Integer Overflow is a Menace

by Benjamin Peterson
published 2015-02-15

Consider the following C function, which allocates an array of 64-bit integers:

uint64_t* allocate_list(size_t nelms) {
    size_t memsize = nelms*sizeof(uint64_t);
    return malloc(memsize);
}

This simple function has a serious bug. If nelms is larger than SIZE_MAX/4, the multiplication will overflow and wrap around modulo SIZE_MAX + 1. As a result, the function will allocate much less memory than expected. The unlucky caller will probably end up writing to memory it doesn’t own, a serious security vulnerability.

Integer overflow behavior in most system programming languages makes every arithmetical operation a potential foot gun. In addition to security problems, integer overflows can arise during computations with even relatively small values and cause easily-overlooked bugs in bread-and-butter algorithms.

In most programming languages with fixed-width integers, unsigned integers overflow by wrapping around modulo their maximum value. Signed integer overflow behavior varies more. In the case of C and C++, signed overflow is infamously undefined. In theory, this means a program can cause small demons to fly out of your nose if signed overflow happens. The practical effect these days is that clever C compilers optimize by assuming signed overflow doesn’t occur, which causes bugs in technically-incorrect C code.

The undefined behavior of signed overflow also means detecting it is difficult to accomplish in a standards-compliant way. Instead of doing an (illegal) signed arithmetic operation and then checking if it overflowed, one must write obscure code like this:

int add_safely(int a, int b) {
    /* Perform arithmetic with unsigned integers. */
    int res = (int)((unsigned int)a + (unsigned int)b);
    if (res^a < 0 && res^b < 0) {
        /* Operation overflowed. */
        fputs("result overflows", stderr);
        abort();
    }
    return res;
}

(Spend some time convincing yourself that’s correct in all cases.) Detecting overflow for signed multiplication is even trickier. CPython currently uses double multiplication. Frustratingly, many architectures have native ways of detecting overflow, which are inaccessible to standard C. Standards-compliant overflow detection generally yields suboptimal assembly. Some relief may be coming as GCC and Clang have recently added extensions that make it easier to detect overflow.
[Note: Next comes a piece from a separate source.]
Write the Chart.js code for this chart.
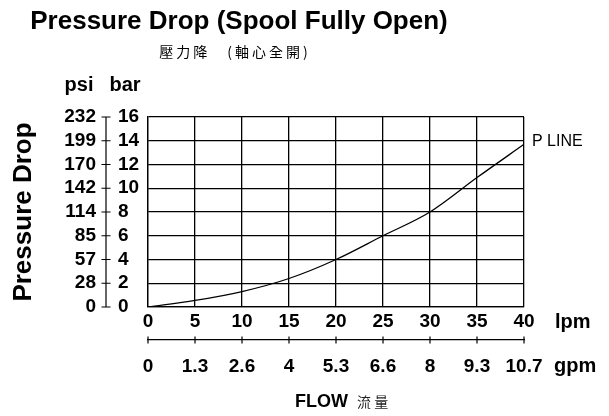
<!DOCTYPE html>
<html>
<head>
<meta charset="utf-8">
<script src="https://cdn.jsdelivr.net/npm/chart.js@4/dist/chart.umd.min.js"></script>
<style>
  body { margin: 0; background: #fff; }
  #wrap { width: 609px; height: 416px; }
</style>
</head>
<body>
<div id="wrap"><canvas id="chart" width="609" height="416"></canvas></div>
<script>
// flow (lpm) and pressure drop (bar)
const flowLpm = [0, 5, 10, 15, 20, 25, 30, 35, 40];
const pressureBar = [0, 0.55, 1.3, 2.4, 4.0, 6.0, 8.0, 10.9, 13.7];

// tick labels
const psiLabels = ['0', '28', '57', '85', '114', '142', '170', '199', '232'];
const gpmLabels = ['0', '1.3', '2.6', '4', '5.3', '6.6', '8', '9.3', '10.7'];

const FONT = '"Liberation Sans", Arial, Helvetica, sans-serif';
const CJK = '"Noto Sans CJK TC", "Noto Sans CJK SC", sans-serif';

// extra text and the psi / gpm axis tick marks
const decorPlugin = {
    id: 'decor',
    afterDraw(chart) {
        const { ctx, scales } = chart;
        const yPsi = scales.yPsi;
        const x2 = scales.x2;
        ctx.save();
        ctx.strokeStyle = '#000';
        ctx.fillStyle = '#000';
        ctx.lineWidth = 1.2;

        // psi axis line with crossing ticks
        const ax = yPsi.right - 12;
        ctx.beginPath();
        ctx.moveTo(ax, yPsi.top);
        ctx.lineTo(ax, yPsi.bottom);
        yPsi.ticks.forEach((t, i) => {
            const py = yPsi.getPixelForTick(i);
            ctx.moveTo(ax - 4.5, py);
            ctx.lineTo(ax + 4.5, py);
        });
        // gpm ticks
        x2.ticks.forEach((t, i) => {
            const px = x2.getPixelForTick(i);
            ctx.moveTo(px, x2.top - 3.5);
            ctx.lineTo(px, x2.top + 3.5);
        });
        ctx.stroke();

        // titles
        ctx.textAlign = 'center';
        ctx.textBaseline = 'alphabetic';
        ctx.font = 'bold 26px ' + FONT;
        ctx.fillText('Pressure Drop (Spool Fully Open)', 239, 29);
        ctx.font = '14px ' + CJK;
        if ('letterSpacing' in ctx) ctx.letterSpacing = '3px';
        ctx.fillText('壓力降　(軸心全開)', 235, 57);
        if ('letterSpacing' in ctx) ctx.letterSpacing = '0px';

        // unit headers
        ctx.font = 'bold 20px ' + FONT;
        ctx.fillText('psi', 79, 91);
        ctx.fillText('bar', 125, 91);

        ctx.textAlign = 'left';
        ctx.textBaseline = 'middle';
        ctx.fillText('lpm', 555, 322);
        ctx.fillText('gpm', 554, 366);

        // series label at the end of the line
        const meta = chart.getDatasetMeta(0);
        const last = meta.data[meta.data.length - 1];
        ctx.font = '16px ' + FONT;
        ctx.fillText('P LINE', last.x + 8, last.y - 3);

        // flow caption
        ctx.textBaseline = 'alphabetic';
        ctx.font = 'bold 18px ' + FONT;
        ctx.fillText('FLOW', 295, 407);
        ctx.font = '14px ' + CJK;
        ctx.fillStyle = '#222';
        ctx.fillText('流 量', 357, 407);
        ctx.restore();
    }
};

const tickFont = { family: FONT, size: 19, weight: 'bold' };

new Chart(document.getElementById('chart'), {
    type: 'line',
    data: {
        datasets: [{
            label: 'P LINE',
            data: flowLpm.map((f, i) => ({ x: f, y: pressureBar[i] })),
            borderColor: '#000',
            borderWidth: 1.3,
            pointRadius: 0,
            cubicInterpolationMode: 'monotone',
            fill: false,
            yAxisID: 'y',
            xAxisID: 'x'
        }]
    },
    options: {
        responsive: false,
        animation: false,
        layout: { padding: { left: 0, right: 85, top: 117, bottom: 0 } },
        plugins: {
            legend: { display: false },
            tooltip: { enabled: false }
        },
        scales: {
            x: {
                type: 'linear',
                position: 'bottom',
                weight: 0,
                min: 0,
                max: 40,
                ticks: { stepSize: 5, autoSkip: false, color: '#000', font: tickFont, padding: 3, maxRotation: 0 },
                grid: { color: '#000', lineWidth: 1.3, drawTicks: false },
                border: { color: '#000', width: 1.3 },
                afterFit: scale => { scale.height = 33; }
            },
            x2: {
                type: 'linear',
                position: 'bottom',
                weight: 1,
                min: 0,
                max: 40,
                ticks: {
                    stepSize: 5, autoSkip: false, color: '#000', font: tickFont, padding: 15, maxRotation: 0,
                    callback: (v, i) => gpmLabels[i]
                },
                grid: { display: false, drawTicks: false },
                border: { color: '#000', width: 1.2 },
                afterFit: scale => { scale.height = 76; }
            },
            y: {
                type: 'linear',
                position: 'left',
                weight: 0,
                min: 0,
                max: 16,
                ticks: { stepSize: 2, autoSkip: false, color: '#000', font: tickFont, crossAlign: 'far' },
                grid: { color: '#000', lineWidth: 1.3, drawTicks: false },
                border: { color: '#000', width: 1.3 },
                afterFit: scale => { scale.width = 30; }
            },
            yPsi: {
                type: 'linear',
                position: 'left',
                weight: 1,
                min: 0,
                max: 16,
                ticks: {
                    stepSize: 2, autoSkip: false, color: '#000', font: tickFont, padding: 22,
                    callback: (v, i) => psiLabels[i]
                },
                grid: { display: false, drawTicks: false },
                border: { display: false },
                title: {
                    display: true,
                    text: 'Pressure Drop',
                    color: '#000',
                    font: { family: FONT, size: 26, weight: 'bold' },
                    padding: { top: 8, bottom: 0 }
                },
                afterFit: scale => { scale.width = 118; }
            }
        }
    },
    plugins: [decorPlugin]
});
</script>
</body>
</html>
Modern systems languages like Rust and Go tend to a define a signed overflow to wrap around like unsigned overflow does. This is only a slight improvement over undefined behavior. Although it prevents eager compilers from optimizing by assuming signed overflow does not happen, hardly any code is prepared to deal with wraparound arithmetic. Consequently, most of the nasty integer overflow bugs remain possible.

A preferable default overflow behavior for both signed and unsigned integers would be to simply abort the program. Overflows would still be bugs—crashes certainly aren’t desirable—but at least they would’t lead to security holes or quiet data corruption.

There is the issue of performance with the crash-on-overflow scheme. Checking for overflow after every arithmetic operation isn’t free, though the overhead could likely be brought down to only a few percent assuming the compiler cooperates. Adding systemic overhead for safety has precedent in the C world. For example, several Linux distributions including Ubuntu and Fedora enable buffer overflow protection, which adds several instructions to many functions. The performance degradation for that appears to have been minimal.

Wraparound overflow behavior does have its uses. If overflow crashed by default, there should be syntax to explicitly opt in to wraparound overflow behavior. Something like this could work:

overflow(wrap) {
    /* Operations are done with wrapping. */
    result = some*fancy + arithmetic - expr;
}

This syntax forces the programmer to explicitly request and think about handling wraparound behavior. More importantly, it alerts readers that the rules of arithmetic have been altered. Performance sensitive code could remove overflow checking with this syntax once it handles overflows correctly.

There’s, of course, no real hope of changing the integer overflow behavior of established languages. (Though, the silver lining of C signed overflow being undefined behavior is that GCC and Clang would be perfectly within their rights to start crashing programs with signed overflow. In fact, the -ftrapv flag does exactly this.) The next generation of system languages can learn from the sins of C and make integer overflow fail loudly by default.